Date of Award

Spring 2014

Degree Type

Honors Project

School

College of Liberal Arts

First Advisor

Karen Vogel

Abstract

The international fashion industry has long struggled with challenges around the practices of garment production, including adequate wage disputes, humane working conditions, and abuse and exploitation in the workplace. Recently, factories in Bangladesh have come under pressure for their perceived lack of regulations in sweatshops. Throughout the past two years, there has been an increase in deaths and abuse reported in Bangladesh apparel sweatshops, including deadly factory fires and building collapses including the Rena Plaza collapse last April that killed 1,134 Bangladeshi factory workers.

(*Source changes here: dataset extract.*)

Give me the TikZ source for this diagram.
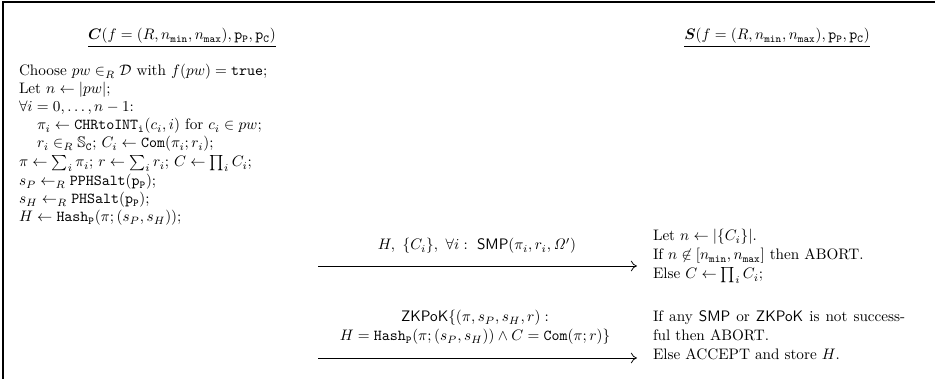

Therefore, Bangladesh becomes an interesting case study for examining how global and local norms, policies, politics and the fashion industry all interconnect, and what can be done to significantly decrease the abuse and tragedies found within the industry. The research asks the following questions: what is causing the continued abuse and poverty in Bangladesh apparel manufacturing sweatshops, and specifically, are these tragedies occurring due to lack of regulation, lack of enforcement of regulation, negligence, or other supply chain issues? The ultimate goal for this research was to explain why this exploitation continues to occur, as well as to analyze findings in a way that will contribute to suggestions for change within the industry. Following case study research, a model emerges which shows the interrelationship of international organizations, NGOs, multinational corporations, the consumer, and workers' rights.